Seorang anak yang masih dalam pencarian jati diri,  menyimpan banyak pertanyaan tentang pentingnya keberadaan agama, jika pemahaman yang diberikan sang ahli agama hanya dibentuk melalui penafsiran-nya sendiri, maka kemungkinan besar sang anak menjadi orang yang apatis dalam memandang agama lain. Untuk itu,sebelum menerapkan pendidikan agama, keluarga harus memastikan terlebih dahulu tentang  kondisi dan karakter yang dimiliki guru agama.

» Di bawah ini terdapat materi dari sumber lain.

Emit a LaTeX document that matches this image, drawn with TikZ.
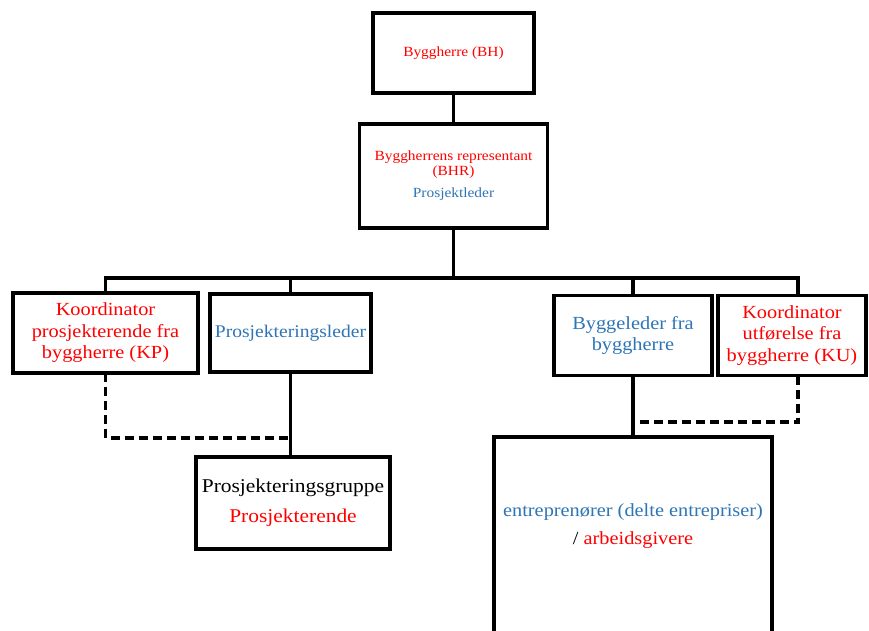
\documentclass[tikz,border=0pt]{standalone}
\usepackage{fontspec}
\setmainfont[FakeStretch=1.1]{Liberation Serif}
\usetikzlibrary{positioning}
\definecolor{bhred}{RGB}{255,0,0}
\definecolor{bhblue}{RGB}{46,117,182}

\begin{document}
\begin{tikzpicture}[x=1pt, y=-1pt,
  node distance=12pt,
  box/.style={draw, line width=3.4pt, outer sep=0pt, inner sep=2pt, align=center, fill=white},
  topbox/.style={box, text=bhred, font=\fontsize{14}{15}\selectfont},
  rolebox/.style={box, font=\fontsize{18.5}{21.5}\selectfont},
  link/.style={line width=3.4pt},
  dashlink/.style={line width=3.4pt, dash pattern=on 9pt off 5pt}
]
  \useasboundingbox (0,0) rectangle (869,631);
  \clip (0,0) rectangle (869,631);
  \fill[white] (0,0) rectangle (869,631);

  \node[topbox, minimum width=161pt, minimum height=80pt] (bh) at (453.5,53) {Byggherre (BH)};
  \node[topbox, minimum width=188pt, minimum height=104pt, below=31pt of bh] (bhr)
    {Byggherrens representant\\(BHR)\\[7pt]\textcolor{bhblue}{Prosjektleder}};

  \node[rolebox, text=bhred, minimum width=185pt, minimum height=80pt] (kp) at (105.5,333)
    {Koordinator\\prosjekterende fra\\byggherre (KP)};
  \node[rolebox, text=bhblue, minimum width=161pt, minimum height=78pt, right=12pt of kp,
    font=\fontsize{17.8}{21.5}\selectfont] (pl) {Prosjekteringsleder};
  \node[rolebox, text=bhblue, minimum width=158pt, minimum height=80pt] (bl) at (633,335.5) {Byggeleder fra\\byggherre};
  \node[rolebox, text=bhred, minimum width=148pt, minimum height=80pt, right=6pt of bl] (ku)
    {Koordinator\\utførelse fra\\byggherre (KU)};

  \node[box, font=\fontsize{19.5}{22.5}\selectfont, minimum width=194pt, minimum height=92pt] (pg) at (293,503)
    {Prosjekteringsgruppe\\[7.5pt]\textcolor{bhred}{Prosjekterende}};
  \node[box, minimum width=278pt, minimum height=260pt, anchor=north] (ent) at (633,437) {};
  \node[font=\fontsize{18.5}{21.5}\selectfont, align=center] (enttext) at ([yshift=-89pt]ent.north)
    {\textcolor{bhblue}{entreprenører (delte entrepriser)}\\[6.5pt]/ \textcolor{bhred}{arbeidsgivere}};

  % connectors
  \coordinate (bus) at (453.5,278);
  \coordinate (kpjoin) at (291,438);
  \coordinate (kujoin) at (633,422);
  \draw[link] (bh) -- (bhr);
  \draw[link] (bhr) -- (bus);
  \draw[link] (kp.north) |- (bus) -| ([xshift=6pt]ku.north);
  \draw[link] (pl.north) -- (pl.north |- bus);
  \draw[link] (bl.north) -- (bl.north |- bus);
  \draw[link] (pl.south) -- (pl.south |- pg.north);
  \draw[link] (bl.south) -- (ent.north);
  \draw[dashlink] (kp.south) |- (kpjoin);
  \draw[dashlink] ([xshift=6pt]ku.south) |- (kujoin);
\end{tikzpicture}
\end{document}
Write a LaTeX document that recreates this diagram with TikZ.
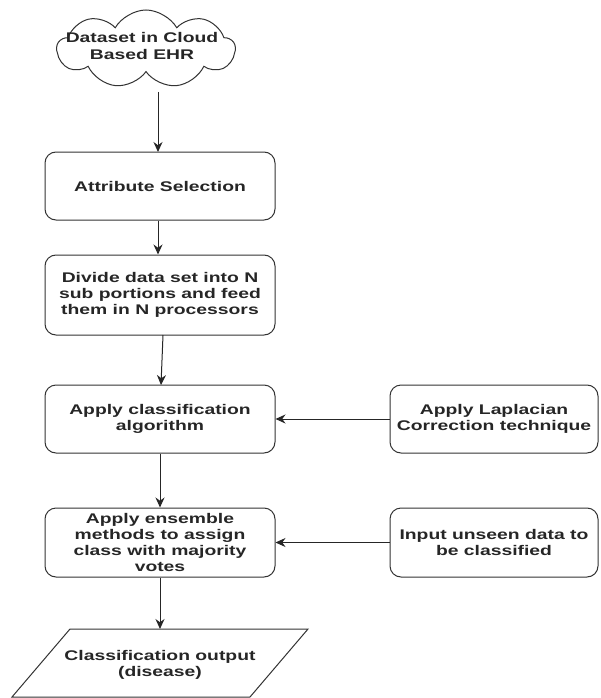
\documentclass[tikz,border=0pt]{standalone}
\usepackage{fontspec}
\setmainfont[FakeStretch=1.38]{Liberation Sans}
\usetikzlibrary{arrows.meta,shapes.symbols}
\begin{document}
\begin{tikzpicture}[x=1pt,y=-1pt,
  txt/.style={font=\bfseries\fontsize{14}{16.2}\selectfont,align=center,text=black!85},
  box/.style={txt,draw=black!80,line width=1pt,rounded corners=11pt,minimum width=230pt,minimum height=68pt,inner sep=1pt},
  rbox/.style={box,minimum width=208pt},
  conn/.style={draw=black!85,line width=1pt,-{Stealth[length=10pt,width=9pt]}}]
\useasboundingbox (0,0) rectangle (600,698);
\node[txt,cloud,draw=black!80,line width=1pt,cloud puffs=9,cloud puff arc=120,aspect=2.3,minimum width=178pt,minimum height=78pt,inner sep=0pt] (cloud) at (146,49) {};
\node[txt] (cloudt) at (142,46) {Dataset in Cloud\\Based EHR};
\node[box] (attr) at (160,186) {Attribute Selection};
\node[box,minimum height=80pt] (div) at (160,295) {Divide data set into N\\sub portions and feed\\them in N processors};
\node[box] (apply) at (160,419) {Apply classification\\algorithm};
\node[box,minimum height=69pt] (ens) at (160,542.5) {Apply ensemble\\methods to assign\\class with majority\\votes};
\node[rbox] (lap) at (494,419) {Apply Laplacian\\Correction technique};
\node[rbox,minimum height=69pt] (inp) at (494,542.5) {Input unseen data to\\be classified};
\coordinate (p1) at (70,629);
\coordinate (p2) at (308,629);
\coordinate (p3) at (250,697);
\coordinate (p4) at (12,697);
\draw[draw=black!80,line width=1pt] (p1) -- (p2) -- (p3) -- (p4) -- cycle;
\node[txt] (out) at (160,665) {Classification output\\(disease)};
\coordinate (cb) at (158,92);
\coordinate (at) at (158,152);
\draw[conn] (cb) -- (at);
\draw[conn] (attr.south -| at) -- (div.north -| at);
\draw[conn] (163,335) -- (161,385);
\draw[conn] (apply.south) -- (ens.north);
\coordinate (otop) at (160,629);
\draw[conn] (ens.south) -- (otop);
\draw[conn] (lap.west) -- (apply.east);
\draw[conn] (inp.west) -- (ens.east);
\end{tikzpicture}
\end{document}
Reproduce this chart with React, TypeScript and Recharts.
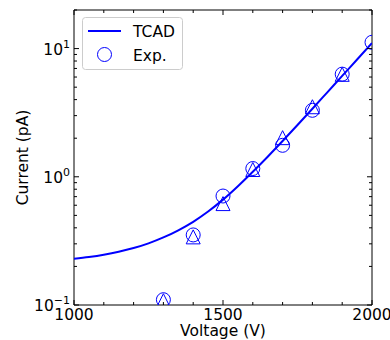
import { ComposedChart, Line, Scatter, XAxis, YAxis, Legend, Label, ReferenceArea } from "recharts"

// TCAD simulation curve
const tcadVoltage = [1000, 1050, 1100, 1150, 1200, 1250, 1300, 1350, 1400, 1450, 1500, 1550, 1600, 1650, 1700, 1750, 1800, 1850, 1900, 1950, 2000]
const tcadCurrent = [0.229, 0.2366, 0.2466, 0.26, 0.278, 0.3027, 0.3365, 0.3828, 0.4457, 0.5358, 0.6637, 0.8453, 1.096, 1.435, 1.901, 2.535, 3.396, 4.56, 6.124, 8.222, 11.04]

// measured points, two sets (circles / triangles)
const circleVoltage = [1300, 1400, 1500, 1600, 1700, 1800, 1900, 2000]
const circleCurrent = [0.11, 0.352, 0.708, 1.16, 1.76, 3.3, 6.32, 11.2]
const triangleVoltage = [1300, 1400, 1500, 1600, 1700, 1800, 1900]
const triangleCurrent = [0.108, 0.34, 0.618, 1.14, 2.02, 3.52, 6.3]

const xTicks = [1000, 1100, 1200, 1300, 1400, 1500, 1600, 1700, 1800, 1900, 2000]
const xMajor = [1000, 1500, 2000]
const yTicks = [0.1, 0.2, 0.3, 0.4, 0.5, 0.6, 0.7, 0.8, 0.9, 1, 2, 3, 4, 5, 6, 7, 8, 9, 10, 20]
const yMajor = [0.1, 1, 10]
const yExponent: Record<string, string> = { "0.1": "−1", "1": "0", "10": "1" }

const toPoints = (xs: number[], ys: number[]) => xs.map((v, i) => ({ voltage: v, current: ys[i] }))
const tcadData = toPoints(tcadVoltage, tcadCurrent)
const circleData = toPoints(circleVoltage, circleCurrent)
const triangleData = toPoints(triangleVoltage, triangleCurrent)

const BLUE = "#0000ff"
const FONT = 15.5
// axes are 1px thick, so plot area = left 74, right 372, top 10, bottom 305
const margin = { top: 10, right: 18, bottom: 34, left: 73 }
const PLOT_TOP = margin.top
const PLOT_RIGHT = 390 - margin.right

function XTick({ x, y, payload }: any) {
  const major = xMajor.includes(payload.value)
  const len = major ? 5 : 3
  return (
    <g>
      <line x1={x} x2={x} y1={y} y2={y - len} stroke="#000" />
      <line x1={x} x2={x} y1={PLOT_TOP} y2={PLOT_TOP + len} stroke="#000" />
      {major && (
        <text x={x} y={y + 15} textAnchor="middle" fontSize={FONT} fill="#000">
          {payload.value}
        </text>
      )}
    </g>
  )
}

function YTick({ x, y, payload }: any) {
  const major = yMajor.includes(payload.value)
  const len = major ? 5 : 3
  return (
    <g>
      <line x1={x} x2={x + len} y1={y} y2={y} stroke="#000" />
      <line x1={PLOT_RIGHT} x2={PLOT_RIGHT - len} y1={y} y2={y} stroke="#000" />
      {major && (
        <text x={x - 4} y={y + 6} textAnchor="end" fontSize={FONT} fill="#000">
          10
          <tspan dy={-7} fontSize={11}>{yExponent[String(payload.value)]}</tspan>
        </text>
      )}
    </g>
  )
}

function CircleMarker({ cx, cy }: any) {
  return <circle cx={cx} cy={cy} r={7} fill="none" stroke={BLUE} strokeWidth={1} />
}

function TriangleMarker({ cx, cy }: any) {
  return (
    <polygon
      points={`${cx},${cy - 7} ${cx - 7},${cy + 7} ${cx + 7},${cy + 7}`}
      fill="none"
      stroke={BLUE}
      strokeWidth={1}
    />
  )
}

function LegendBox() {
  return (
    <svg width={101} height={53} style={{ display: "block" }}>
      <rect x={0.5} y={0.5} width={100} height={52} rx={3} fill="#fff" fillOpacity={0.8} stroke="#ccc" />
      <line x1={6} x2={39} y1={14} y2={14} stroke={BLUE} strokeWidth={2} />
      <text x={51} y={19.5} fontSize={FONT} fill="#000">TCAD</text>
      <circle cx={22.5} cy={37.5} r={7} fill="none" stroke={BLUE} />
      <text x={51} y={43.5} fontSize={FONT} fill="#000">Exp.</text>
    </svg>
  )
}

export default function App() {
  return (
    <div style={{ position: "absolute", left: 0, top: 0, width: 390, height: 340, background: "#fff", fontFamily: "DejaVu Sans" }}>
      <ComposedChart width={390} height={340} margin={margin}>
        <XAxis
          dataKey="voltage"
          type="number"
          domain={[1000, 2000]}
          allowDataOverflow
          ticks={xTicks}
          interval={0}
          tick={XTick}
          tickLine={false}
          axisLine={false}
          tickSize={0}
          tickMargin={0}
          height={1}
        >
          <Label value="Voltage (V)" position="bottom" offset={19} fill="#000" fontSize={FONT} />
        </XAxis>
        <YAxis
          dataKey="current"
          type="number"
          scale="log"
          domain={[0.1, 20]}
          allowDataOverflow
          ticks={yTicks}
          interval={0}
          tick={YTick}
          tickLine={false}
          axisLine={false}
          tickSize={0}
          tickMargin={0}
          width={1}
        >
          <Label
            value="Current (pA)"
            angle={-90}
            position="left"
            offset={50.5}
            fill="#000"
            fontSize={FONT}
            style={{ textAnchor: "middle" }}
          />
        </YAxis>
        <ReferenceArea x1={1000} x2={2000} y1={0.1} y2={20} fill="none" stroke="#000" strokeWidth={1} />
        <Line
          data={tcadData}
          dataKey="current"
          type="monotone"
          stroke={BLUE}
          strokeWidth={2}
          dot={false}
          isAnimationActive={false}
        />
        <Scatter data={circleData} dataKey="current" shape={CircleMarker} isAnimationActive={false} />
        <Scatter data={triangleData} dataKey="current" shape={TriangleMarker} isAnimationActive={false} />
        <Legend
          layout="vertical"
          align="center"
          verticalAlign="middle"
          wrapperStyle={{ left: 82, top: 17, width: 101, height: 53 }}
          content={LegendBox}
        />
      </ComposedChart>
    </div>
  )
}
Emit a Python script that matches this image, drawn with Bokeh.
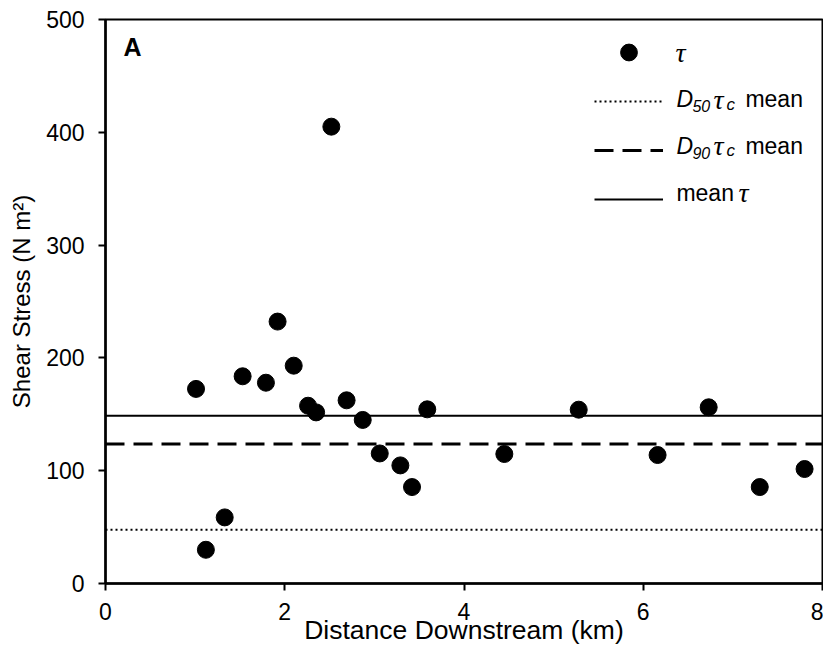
from bokeh.plotting import figure
from bokeh.models import Range1d, FixedTicker, Label, Legend, LegendItem
from bokeh.embed import file_html
from bokeh.resources import INLINE

# ---------------- data ----------------
distance_km = [1.01, 1.12, 1.33, 1.53, 1.79, 1.92, 2.10, 2.26, 2.35, 2.52, 2.69,
               2.87, 3.06, 3.29, 3.42, 3.59, 4.45, 5.28, 6.16, 6.73, 7.30, 7.80]
shear_stress = [172.5, 29.9, 58.6, 183.7, 178.0, 232.2, 193.1, 157.6, 151.7, 405.0, 162.4,
                145.0, 115.3, 104.7, 85.5, 154.4, 114.8, 154.1, 113.9, 156.2, 85.5, 101.5]
d50_tau_c_mean = 47.6
d90_tau_c_mean = 123.7
mean_tau = 148.8
x_ticks = [0, 2, 4, 6, 8]
y_ticks = [0, 100, 200, 300, 400, 500]
x_min, x_max = 0, 8
y_min, y_max = 0, 500

FONT = "Liberation Sans"
SERIF = "Liberation Serif"

p = figure(width=823, height=650, output_backend="svg", toolbar_location=None,
           x_range=Range1d(x_min, x_max), y_range=Range1d(y_min, y_max),
           min_border_left=105, min_border_right=1, min_border_top=19, min_border_bottom=67)

p.background_fill_color = "white"
p.border_fill_color = "white"
p.outline_line_color = "black"
p.outline_line_width = 2
p.xgrid.visible = False
p.ygrid.visible = False

for ax, ticks in ((p.xaxis[0], x_ticks), (p.yaxis[0], y_ticks)):
    ax.ticker = FixedTicker(ticks=ticks)
    ax.minor_tick_line_color = None
    ax.major_tick_in = 0
    ax.major_tick_out = 7
    ax.major_tick_line_width = 2
    ax.axis_line_width = 2.5
    ax.major_label_text_font = FONT
    ax.major_label_text_font_size = "23px"
    ax.major_label_text_color = "black"
    ax.axis_label_text_font = FONT
    ax.axis_label_text_font_style = "normal"
    ax.axis_label_text_color = "black"

p.xaxis.axis_label = "Distance Downstream (km)"
p.yaxis.axis_label = "Shear Stress (N m²)"
p.xaxis.axis_label_text_font_size = "26.5px"
p.yaxis.axis_label_text_font_size = "24px"
p.yaxis.major_label_standoff = 14
p.xaxis.major_label_standoff = 12
p.yaxis.axis_label_standoff = 8
p.xaxis.axis_label_standoff = -8
p.yaxis.major_label_orientation = "horizontal"

# horizontal reference lines
r_d50 = p.segment(x0=x_min, x1=x_max, y0=d50_tau_c_mean, y1=d50_tau_c_mean,
                  line_color="black", line_width=2, line_dash="2 3")
r_d90 = p.segment(x0=x_min, x1=x_max, y0=d90_tau_c_mean, y1=d90_tau_c_mean,
                  line_color="black", line_width=3, line_dash="19 9")
r_mean = p.segment(x0=x_min, x1=x_max, y0=mean_tau, y1=mean_tau,
                   line_color="black", line_width=2)

pts = p.scatter(distance_km, shear_stress, size=17, marker="circle",
                fill_color="black", line_color="black")

legend = Legend(items=[LegendItem(label=" ", renderers=[pts]),
                       LegendItem(label=" ", renderers=[r_d50]),
                       LegendItem(label=" ", renderers=[r_d90]),
                       LegendItem(label=" ", renderers=[r_mean])],
                location=(489, 363), orientation="vertical",
                glyph_width=69, glyph_height=42, spacing=7, padding=0, margin=0,
                label_standoff=0, label_width=0, label_height=0,
                label_text_font_size="2px",
                border_line_alpha=0, background_fill_alpha=0)
p.add_layout(legend)

# legend texts (layout positions in data units)
lx = 6.37
rows_y = [463.6, 422.2, 380.8, 339.1]
RAISE = 8

def lab(text, y, dx=0, dy=0, size="23px", style="italic", font=FONT):
    p.add_layout(Label(x=lx, y=y, x_offset=dx, y_offset=dy + RAISE, text=text,
                       text_font=font, text_font_size=size, text_font_style=style,
                       text_color="black", text_baseline="alphabetic", text_align="left"))

lab("τ", rows_y[0], dx=-1, font=SERIF, size="28px")
for row, sub in ((1, "50"), (2, "90")):
    lab("D", rows_y[row])
    lab(sub, rows_y[row], dx=16, dy=-7, size="16px")
    lab("τ", rows_y[row], dx=37, font=SERIF, size="28px")
    lab("c", rows_y[row], dx=50, dy=-5, size="17px")
    lab("mean", rows_y[row], dx=69, style="normal")
lab("mean", rows_y[3], style="normal")
lab("τ", rows_y[3], dx=62, font=SERIF, size="28px")

# panel letter
p.add_layout(Label(x=0.2, y=468, y_offset=9, text="A", text_font=FONT, text_font_size="25px",
                   text_font_style="bold", text_color="black", text_baseline="alphabetic"))

open("out.html", "w").write(file_html(p, INLINE))
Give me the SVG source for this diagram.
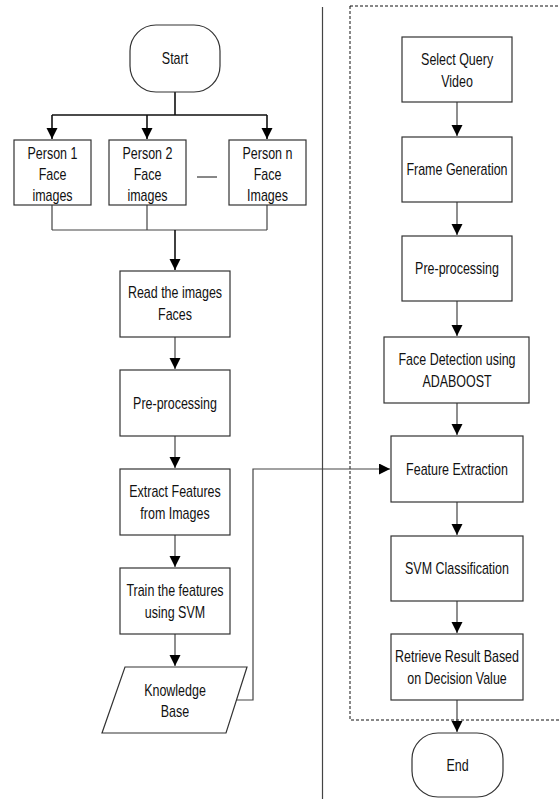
<svg xmlns="http://www.w3.org/2000/svg" width="560" height="799" viewBox="0 0 560 799">
<style>
.box{fill:#fff;stroke:#333;stroke-width:1.2}
.t{font-family:"Liberation Sans",Arial,sans-serif;font-size:16px;fill:#111;text-anchor:middle;transform-box:fill-box;transform-origin:center;transform:scaleX(0.78)}
.c{fill:none;stroke:#444;stroke-width:1.2}
.k{fill:none;stroke:#111;stroke-width:1.6}
</style>
<defs>
<marker id="ah" markerUnits="userSpaceOnUse" markerWidth="12" markerHeight="13" refX="11" refY="5.5" orient="auto">
<path d="M0,0 L11,5.5 L0,11 Z" fill="#000"/>
</marker>
</defs>
<line x1="322.5" y1="7" x2="322.5" y2="799" stroke="#444" stroke-width="1.2"/>
<rect x="350" y="6" width="215" height="714" fill="none" stroke="#111" stroke-width="1" stroke-dasharray="3,2"/>
<g id="connectors">
<path class="k" d="M175,92 V115 M52,115 H267"/>
<path class="k" d="M52,115 V139" marker-end="url(#ah)"/>
<path class="k" d="M147,115 V139" marker-end="url(#ah)"/>
<path class="k" d="M267,115 V139" marker-end="url(#ah)"/>
<path class="c" d="M52,205 V230 M147,205 V230 M267,205 V230 M52,230 H267"/>
<path class="k" d="M175,230 V270" marker-end="url(#ah)"/>
<path class="c" d="M175,337 V369" marker-end="url(#ah)"/>
<path class="c" d="M175,436 V468" marker-end="url(#ah)"/>
<path class="c" d="M175,535 V567" marker-end="url(#ah)"/>
<path class="c" d="M175,634 V666" marker-end="url(#ah)"/>
<path class="c" d="M237,700 H253 V469 H390" marker-end="url(#ah)"/>
<path class="c" d="M457,102 V136" marker-end="url(#ah)"/>
<path class="c" d="M457,202 V235" marker-end="url(#ah)"/>
<path class="c" d="M457,301 V336" marker-end="url(#ah)"/>
<path class="c" d="M457,403 V435" marker-end="url(#ah)"/>
<path class="c" d="M457,502 V535" marker-end="url(#ah)"/>
<path class="c" d="M457,601 V633" marker-end="url(#ah)"/>
<path class="c" d="M457,700 V732" marker-end="url(#ah)"/>
<line x1="197" y1="177" x2="217" y2="177" stroke="#111" stroke-width="1"/>
</g>
<g id="start"><rect class="box" x="130" y="25" width="90" height="67" rx="26" ry="26"/><text class="t" x="175" y="64">Start</text></g>
<g id="person1"><rect class="box" x="14" y="140" width="77" height="65"/><text class="t" x="52.5" y="159">Person 1</text><text class="t" x="52.5" y="180">Face</text><text class="t" x="52.5" y="201">images</text></g>
<g id="person2"><rect class="box" x="109" y="140" width="77" height="65"/><text class="t" x="147.5" y="159">Person 2</text><text class="t" x="147.5" y="180">Face</text><text class="t" x="147.5" y="201">images</text></g>
<g id="personn"><rect class="box" x="229" y="140" width="77" height="65"/><text class="t" x="267.5" y="159">Person n</text><text class="t" x="267.5" y="180">Face</text><text class="t" x="267.5" y="201">Images</text></g>
<g id="read"><rect class="box" x="120" y="271" width="110" height="66"/><text class="t" x="175" y="298">Read the images</text><text class="t" x="175" y="320">Faces</text></g>
<g id="pre1"><rect class="box" x="120" y="370" width="110" height="66"/><text class="t" x="175" y="409">Pre-processing</text></g>
<g id="extract"><rect class="box" x="120" y="469" width="110" height="66"/><text class="t" x="175" y="497">Extract Features</text><text class="t" x="175" y="519">from Images</text></g>
<g id="train"><rect class="box" x="120" y="568" width="110" height="66"/><text class="t" x="175" y="596">Train the features</text><text class="t" x="175" y="618">using SVM</text></g>
<g id="kb"><polygon class="box" points="125,667 247,667 226,733 102,733"/><text class="t" x="175" y="696">Knowledge</text><text class="t" x="175" y="717">Base</text></g>
<g id="query"><rect class="box" x="402" y="37" width="110" height="65"/><text class="t" x="457" y="65">Select Query</text><text class="t" x="457" y="87">Video</text></g>
<g id="frame"><rect class="box" x="402" y="137" width="110" height="65"/><text class="t" x="457" y="175">Frame Generation</text></g>
<g id="pre2"><rect class="box" x="402" y="236" width="110" height="65"/><text class="t" x="457" y="274">Pre-processing</text></g>
<g id="detect"><rect class="box" x="384" y="337" width="145" height="66"/><text class="t" x="457" y="365">Face Detection using</text><text class="t" x="457" y="387">ADABOOST</text></g>
<g id="feature"><rect class="box" x="391" y="436" width="132" height="66"/><text class="t" x="457" y="475">Feature Extraction</text></g>
<g id="svm"><rect class="box" x="391" y="536" width="132" height="65"/><text class="t" x="457" y="574">SVM Classification</text></g>
<g id="retrieve"><rect class="box" x="391" y="634" width="132" height="66"/><text class="t" x="457" y="662">Retrieve Result Based</text><text class="t" x="457" y="684">on Decision Value</text></g>
<g id="end"><rect class="box" x="412" y="733" width="91" height="64" rx="26" ry="26"/><text class="t" x="457.5" y="771">End</text></g>
</svg>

Pemahaman tentang berharganya hidup dalam sudut pandang agama adalah mutlak , sehingga hal ini di analogi-kan sama seperti  pedal rem. Agama sangat efektif untuk mengontrol tindak tanduk sang anak saat mengalami sebuah permasalahan, maupun saat hendak melakukan hal yang baru dirasakan. Jika anak merupakan tipe orang yang tidak terbuka, maka pendidikan agama diharapkan dapat memainkan perannya dalam mempengaruhi pikiran sang anak. Â
Dari penjelasan di atas maka dapat dikatakan bahwa, seorang anak yang sedang dalam pencarian jati diri dapat di analogi-kan sebagai Mobil Manual dengan 3 pedal.Pedal Gas yang di ibaratkan sebagai keluarga, sangat penting untuk membawa karakter anak berkembang luas. Pedal Kopling yang di ibaratkan sebagai lingkup sekolah, dapat melakukan evaluasi tentang permasalahan yang dialami pada anak,agar dapat lebih fokus dalam menerima pendidikan formal. Sedangkan Pedal Rem yang  di analogi-kan sebagai agama, bertujuan untuk dapat memberikan kontrol sebelum anak mengambil keputusan-keputusan yang belum pernah dijumpainya.
Dengan sinergi antar 3 lingkup sosial ini, maka permainan BWC atau game sejenis yang berusaha mencuci otak korban agar melakukan tindakan-tindakan diluar rasional,dapat diatasi dengan lebih mudah.